Items listed in a dataset
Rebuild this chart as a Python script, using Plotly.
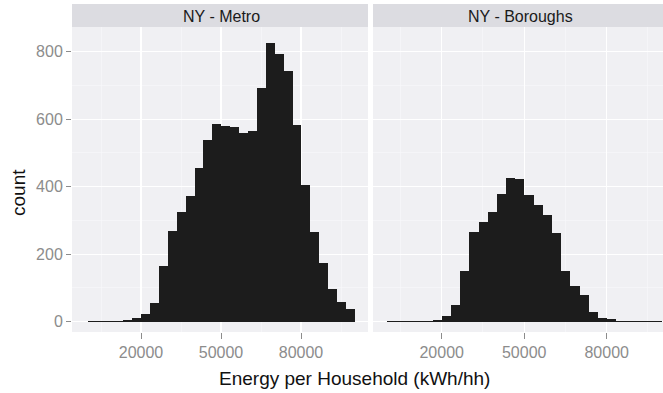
import plotly.graph_objects as go

# ---- data ----
facets = ["NY - Metro", "NY - Boroughs"]
bin_start = 0
bin_width = 3340
metro_counts = [2, 2, 2, 3, 5, 10, 23, 56, 165, 269, 324, 373, 454, 538, 586,
                580, 578, 558, 564, 693, 827, 792, 744, 582, 405, 265, 175, 97, 57, 37]
borough_counts = [1, 1, 1, 2, 3, 5, 17, 49, 150, 267, 296, 326, 378, 427, 423,
                  375, 346, 316, 264, 150, 107, 78, 30, 12, 7, 3, 2, 2, 2, 1]
x_ticks = [20000, 50000, 80000]
x_minor = [5000, 35000, 65000, 95000]
y_ticks = [0, 200, 400, 600, 800]
y_minor = [100, 300, 500, 700]
x_title = "Energy per Household (kWh/hh)"
y_title = "count"

W, H = 663, 393
FONT = "Liberation Sans, Arial, sans-serif"
BG = "#f0f0f3"
STRIP = "#dcdce1"
TICKC = "#8c8c8c"
BAR = "#1c1c1c"

centers_m = [bin_start + (i + 0.5) * bin_width for i in range(len(metro_counts))]
centers_b = [bin_start + (i + 0.5) * bin_width for i in range(len(borough_counts))]

fig = go.Figure()
fig.add_trace(go.Bar(x=centers_m, y=metro_counts, width=bin_width,
                     marker=dict(color=BAR, line=dict(width=0)),
                     xaxis="x", yaxis="y", showlegend=False))
fig.add_trace(go.Bar(x=centers_b, y=borough_counts, width=bin_width,
                     marker=dict(color=BAR, line=dict(width=0)),
                     xaxis="x2", yaxis="y2", showlegend=False))

def px_x(p):
    return p / W

def px_y(p):
    return (H - p) / H

L1, R1 = 72, 368
L2, R2 = 373, 663
TOP, BOT = 27, 332
STOP = 4

xcommon = dict(tickvals=x_ticks, ticktext=[str(v) for v in x_ticks],
               showgrid=True, gridcolor="white", gridwidth=1.3,
               minor=dict(tickvals=x_minor, showgrid=True, gridcolor="#f9f9fb",
                          gridwidth=0.6, ticks=""),
               ticks="outside", ticklen=6, tickcolor=TICKC, tickwidth=1,
               tickfont=dict(family=FONT, size=16, color=TICKC),
               zeroline=False, showline=False, fixedrange=True)
ycommon = dict(range=[-30.5, 873], tickvals=y_ticks,
               showgrid=True, gridcolor="white", gridwidth=1.3,
               minor=dict(tickvals=y_minor, showgrid=True, gridcolor="#f9f9fb",
                          gridwidth=0.6, ticks=""),
               zeroline=False, showline=False, fixedrange=True)

fig.update_layout(
    width=W, height=H,
    margin=dict(l=0, r=0, t=0, b=0),
    paper_bgcolor="white", plot_bgcolor=BG,
    bargap=0,
    font=dict(family=FONT),
    hovermode=False,
    xaxis=dict(domain=[px_x(L1), min(1, px_x(R1))], range=[-5875, 105125], anchor="y", **xcommon),
    xaxis2=dict(domain=[px_x(L2), min(1, px_x(R2))], range=[-4982, 100472], anchor="y2", **xcommon),
    yaxis=dict(domain=[px_y(BOT), px_y(TOP)], anchor="x",
               ticks="outside", ticklen=5, tickcolor=TICKC,
               tickfont=dict(family=FONT, size=16, color=TICKC), **ycommon),
    yaxis2=dict(domain=[px_y(BOT), px_y(TOP)], anchor="x2", matches="y",
                showticklabels=False, ticks="", **ycommon),
    showlegend=False,
)

shapes = []
annotations = []
for (l, r), name in zip([(L1, R1), (L2, R2)], facets):
    shapes.append(dict(type="rect", xref="paper", yref="paper",
                       x0=px_x(l), x1=min(1, px_x(r)), y0=px_y(TOP), y1=px_y(STOP),
                       fillcolor=STRIP, line=dict(width=0), layer="below"))
    annotations.append(dict(text=name, xref="paper", yref="paper",
                            x=px_x((l + r) / 2 + 2), y=px_y((TOP + STOP) / 2 + 1),
                            showarrow=False, xanchor="center", yanchor="middle",
                            font=dict(family=FONT, size=16, color="#1a1a1a")))

annotations.append(dict(text=x_title, xref="paper", yref="paper",
                        x=px_x(354), y=px_y(378), showarrow=False,
                        xanchor="center", yanchor="middle",
                        font=dict(family=FONT, size=19, color="#111111")))
annotations.append(dict(text=y_title, xref="paper", yref="paper",
                        x=px_x(18), y=px_y(193), showarrow=False, textangle=-90,
                        xanchor="center", yanchor="middle",
                        font=dict(family=FONT, size=19, color="#111111")))

fig.update_layout(shapes=shapes, annotations=annotations)
fig.write_html("out.html",
               config={"displayModeBar": False, "staticPlot": True},
               post_script="document.body.style.margin='0';document.body.style.overflow='hidden';")
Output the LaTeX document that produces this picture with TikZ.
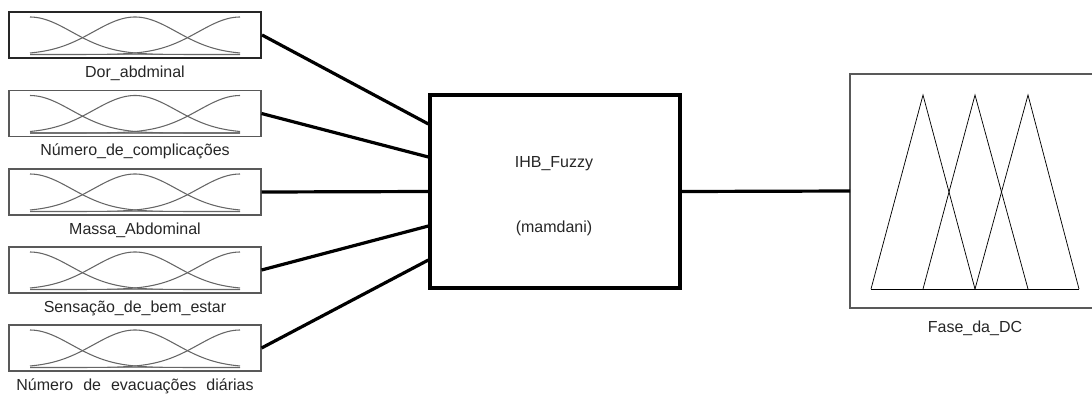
\documentclass[tikz,border=0pt]{standalone}
\usepackage{fontspec}
\setmainfont{Liberation Sans}
\usetikzlibrary{calc}
\begin{document}
\begin{tikzpicture}[x=0.75pt,y=-0.75pt,
  inbox/.style={draw=black!65,line width=0.8pt,minimum width=189pt,minimum height=34.5pt,inner sep=0pt},
  selbox/.style={inbox,draw=black!85,line width=1.6pt},
  lbl/.style={font=\fontsize{12pt}{14pt}\selectfont,text=black!85,anchor=base,inner sep=0pt},
  mf/.style={draw=black!60,line width=0.8pt},
  base/.style={draw=black!45,line width=1.1pt},
  conn/.style={line width=2.4pt,black},
  fisbox/.style={draw=black,line width=2.4pt,minimum width=187.5pt,minimum height=144.75pt,inner sep=0pt},
  tri/.style={draw=black,line width=0.55pt,line join=miter}]
\useasboundingbox (0,0) rectangle (1092,394);
\clip (0,0) rectangle (1092,394);
% input boxes
\node[selbox] (in1) at (135,35) {};
\node[inbox] (in2) at (135,113.5) {};
\node[inbox] (in3) at (135,192) {};
\node[inbox] (in4) at (135,270) {};
\node[inbox] (in5) at (135,348) {};
\foreach \t in {12,90.5,169,247,325}{
  \draw[base] (30,\t+42.5) -- (240,\t+42.5);
  \draw[mf] plot[domain=30:240,samples=70,smooth] (\x,{\t+42.5-37.5*exp(-0.5*((\x-30)/41.5)^2)});
  \draw[mf] plot[domain=30:240,samples=70,smooth] (\x,{\t+42.5-37.5*exp(-0.5*((\x-135)/41.5)^2)});
  \draw[mf] plot[domain=30:240,samples=70,smooth] (\x,{\t+42.5-37.5*exp(-0.5*((\x-240)/41.5)^2)});
}
\node[lbl] (l1) at (135,77) {Dor\_abdminal};
\node[lbl] (l2) at (135,155.5) {Número\_de\_complicações};
\node[lbl] (l3) at (135,234) {Massa\_Abdominal};
\node[lbl] (l4) at (135,312) {Sensação\_de\_bem\_estar};
\node[lbl] (l5) at (135,390) {Número\hspace{7.5pt}de\hspace{7.5pt}evacuações\hspace{7.5pt}diárias};
% FIS box
\node[fisbox] (fis) at (555,191.5) {};
\node[lbl] (t1) at (554,167) {IHB\_Fuzzy};
\node[lbl] (t2) at (554,232) {(mamdani)};
% connectors
\draw[conn] (in1.east) -- ($(fis.west)+(0,-67.5)$);
\draw[conn] (in2.east) -- ($(fis.west)+(0,-34.5)$);
\draw[conn] (in3.east) -- (fis.west);
\draw[conn] (in4.east) -- ($(fis.west)+(0,34.5)$);
\draw[conn] (in5.east) -- ($(fis.west)+(0,68.5)$);
% output box (right side runs off the picture)
\coordinate (onw) at (850,74);
\coordinate (osw) at (850,308);
\coordinate (one) at (1120,74);
\coordinate (ose) at (1120,308);
\coordinate (out) at (850,191);
\draw[draw=black!65,line width=0.8pt] (one) -- (onw) -- (osw) -- (ose);
\draw[conn] (fis.east) -- (out);
\coordinate (b1) at (871,289);
\coordinate (b2) at (923,289);
\coordinate (b3) at (975,289);
\coordinate (b4) at (1028,289);
\coordinate (b5) at (1079,289);
\coordinate (p1) at (923,95);
\coordinate (p2) at (975,95);
\coordinate (p3) at (1028,95);
\draw[tri] (b1) -- (p1) -- (b3);
\draw[tri] (b2) -- (p2) -- (b4);
\draw[tri] (b3) -- (p3) -- (b5);
\draw[tri] (b1) -- (b5);
\node[lbl] (o1) at (975,332) {Fase\_da\_DC};
\end{tikzpicture}
\end{document}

*AIM*. The lines from the start of the data through the line that contains "import plotly.graph_objects as go" are to be returned exactly, please, with both ends included and every picture left out.

*TASK RESULT*.
Rebuild this chart as a Python script, using Plotly.
import plotly.graph_objects as go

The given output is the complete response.